HC: No more than I’ve done in the past. When the time comes that I have time to do a comic book again I have three projects on my desk that I would consider writing and drawing. One is a super-hero comedy, a fifties crime book and a completely non-genre thing.
DE: Are any of comic book peers jealous of your television work?
HC: Beats the hell out of me. I don’t really have any peers. The people in the comic book business that I talk to regularly I can count on one hand. I talked to Walt Simonson last night. I talked to Steve Mitchell yesterday I’ll probably see him tonight. I talk to Mark Chiarello. If I leave anyone out that I do talk to then please forgive me. David Tischman my writing partner. I talk to him. I live in Southern California, so if I lived in New York it’d be different. I don’t have a lot of interest in comic books. When I get my DC box I pick out the Mark Millar stuff. I love Brian Azzarello; I think he’s the best writer in comic books today. Absolutely an awesome motherfucker. One of my big disappointments is not participating in that pinup issue of 100 Bullets. It was April I was just starting up production, I was fucked I couldn’t do it.
DE: Do you read any of the Ultimate X-Men books that Millar wrote?

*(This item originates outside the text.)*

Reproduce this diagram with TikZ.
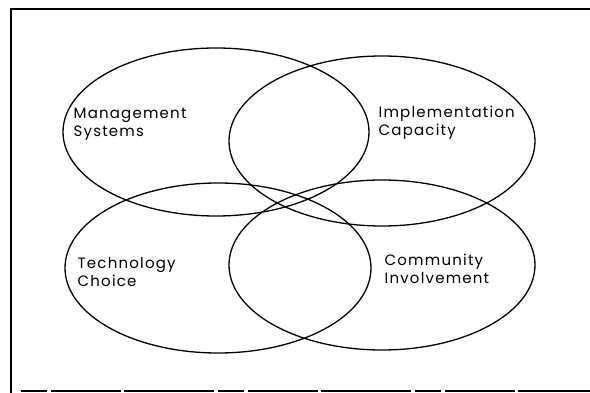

HC: No, I don’t give a shit about any of that stuff. I don’t care about that shit. Fact is I get DC books for free. I don’t see Marvel books because no one gives them to me. Last time I was in a comic book store was the summer before last. I don’t get out. It’s not that interesting to me. The Marvel books I read are Banner [by Brian Azzarello and Richard Corben]. But other than that I’m not interested in Marvel books.
DE: What do you like working in more television or comic books?
HC: Television. Because it’s for an older crowd and it pays lots of money.
DE: Which one is more creatively satisfying?
HC: There is satisfaction you can find in one that you can’t find in the other and vice versa.
DE: You still do whatever you want. You do comic books whenever you can and you’re working consistently in television. It’s a great situation.
HC: In television I’m a hired gun, the way I was when I first started in the comic book business. I still am in certain ways, a hired gun in the comic book business. If comic books are around long enough for me to do anything else again I’ll have some fun.